Without the pictures, print the lines running from the beginning of the material to the line containing "plt.rcParams['mathtext.fontset'] = 'cm'", both ends included.
— START Data section —
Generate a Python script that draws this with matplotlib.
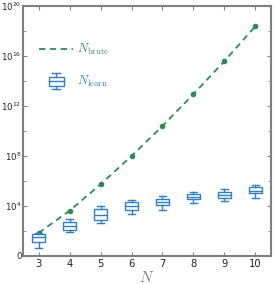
import numpy as np
import matplotlib
matplotlib.use('Agg')
import matplotlib.pyplot as plt
from matplotlib.legend_handler import HandlerBase
from matplotlib.lines import Line2D
from matplotlib.patches import Rectangle
from matplotlib.ticker import FixedLocator, FuncFormatter

plt.rcParams['mathtext.fontset'] = 'cm'

# Данные (log10 значений)
n_vals = [3, 4, 5, 6, 7, 8, 9, 10]
brute_log = [1.84, 3.62, 5.73, 8.0, 10.4, 12.96, 15.6, 18.4]
learn_whislo = [0.61, 1.9, 2.64, 3.36, 3.66, 4.22, 4.38, 4.66]
learn_q1 = [1.10, 2.06, 2.86, 3.68, 4.06, 4.54, 4.66, 5.02]
learn_med = [1.55, 2.4, 3.28, 4.0, 4.3, 4.75, 4.9, 5.22]
learn_q3 = [1.76, 2.7, 3.73, 4.3, 4.54, 4.96, 5.14, 5.5]
learn_whishi = [1.86, 2.94, 4.02, 4.48, 4.8, 5.14, 5.34, 5.66]

green = '#2e8a5a'
blue = '#2f7fc1'
grey = '#808080'

fig = plt.figure(figsize=(2.74, 2.84), dpi=100)
ax = fig.add_axes([0.084, 0.0986, 0.905, 0.880])

ax.plot(n_vals, [10 ** v for v in brute_log], '--', color=green, lw=1.3,
        marker='o', ms=3, dashes=(3.5, 2.5))

stats = []
for i in range(len(n_vals)):
    stats.append({
        'whislo': 10 ** learn_whislo[i], 'q1': 10 ** learn_q1[i],
        'med': 10 ** learn_med[i], 'q3': 10 ** learn_q3[i],
        'whishi': 10 ** learn_whishi[i], 'fliers': [],
    })
ax.bxp(stats, positions=n_vals, widths=0.45, patch_artist=True,
       boxprops=dict(facecolor='white', edgecolor=blue, lw=1.0),
       medianprops=dict(color=blue, lw=1.0),
       whiskerprops=dict(color=blue, lw=1.0),
       capprops=dict(color=blue, lw=1.0), manage_ticks=False)

ax.set_yscale('log')
ax.set_ylim(1, 1e20)
ax.set_xlim(2.5, 10.5)
ax.set_xticks(n_vals)
ax.yaxis.set_major_locator(FixedLocator([10.0 ** k for k in range(0, 21, 4)]))
ax.yaxis.set_minor_locator(FixedLocator([10.0 ** k for k in range(2, 20, 4)]))


def fmt(y, pos):
    k = int(round(np.log10(y)))
    if k == 0:
        return '0'
    return r'$\mathregular{10^{%d}}$' % k


ax.yaxis.set_major_formatter(FuncFormatter(fmt))
ax.yaxis.set_minor_formatter(FuncFormatter(lambda y, p: ''))
for lbl in ax.get_xticklabels():
    lbl.set_fontsize(7.2)

for s in ax.spines.values():
    s.set_color(grey)
    s.set_linewidth(1.5)
ax.tick_params(which='both', direction='in', top=True, right=True,
               color=grey, labelcolor='#222222', pad=1)
ax.tick_params(axis='y', labelsize=6.2)
ax.tick_params(axis='x', labelsize=7.2, pad=2)
ax.tick_params(which='major', length=3)
ax.tick_params(which='minor', length=2)
ax.set_xlabel(r'$N$', fontsize=11, color=grey, labelpad=1)


class BoxHandler(HandlerBase):
    def create_artists(self, legend, orig, xd, yd, w, h, fontsize, trans):
        cx = xd + w / 2
        bw = w * 0.45
        arts = [
            Rectangle((cx - bw / 2, yd - h * 0.1), bw, h * 1.0,
                      facecolor='white', edgecolor=blue, lw=1.0, transform=trans),
            Line2D([cx - bw / 2, cx + bw / 2], [yd + h * 0.4] * 2, color=blue, lw=1.0, transform=trans),
            Line2D([cx, cx], [yd + h * 0.9, yd + h * 1.3], color=blue, lw=1.0, transform=trans),
            Line2D([cx, cx], [yd - h * 0.1, yd - h * 0.5], color=blue, lw=1.0, transform=trans),
            Line2D([cx - bw / 4, cx + bw / 4], [yd + h * 1.3] * 2, color=blue, lw=1.0, transform=trans),
            Line2D([cx - bw / 4, cx + bw / 4], [yd - h * 0.5] * 2, color=blue, lw=1.0, transform=trans),
        ]
        return arts


h_brute = Line2D([], [], ls='--', color=green, lw=1.3, dashes=(3.5, 2.5))
h_learn = Rectangle((0, 0), 1, 1)
leg = ax.legend([h_brute, h_learn], [r'$N_{\rm brute}$', r'$N_{\rm learn}$'],
                handler_map={Rectangle: BoxHandler()}, loc='upper left',
                bbox_to_anchor=(0.02, 0.9), frameon=False, fontsize=9,
                handlelength=2.7, labelspacing=1.3, handletextpad=0.3)
leg.get_texts()[0].set_color(green)
leg.get_texts()[1].set_color(blue)

fig.savefig('out.png', dpi=100)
— END Data section —
Solution below
Generate a Python script that draws this with matplotlib.
import numpy as np
import matplotlib
matplotlib.use('Agg')
import matplotlib.pyplot as plt
from matplotlib.legend_handler import HandlerBase
from matplotlib.lines import Line2D
from matplotlib.patches import Rectangle
from matplotlib.ticker import FixedLocator, FuncFormatter

plt.rcParams['mathtext.fontset'] = 'cm'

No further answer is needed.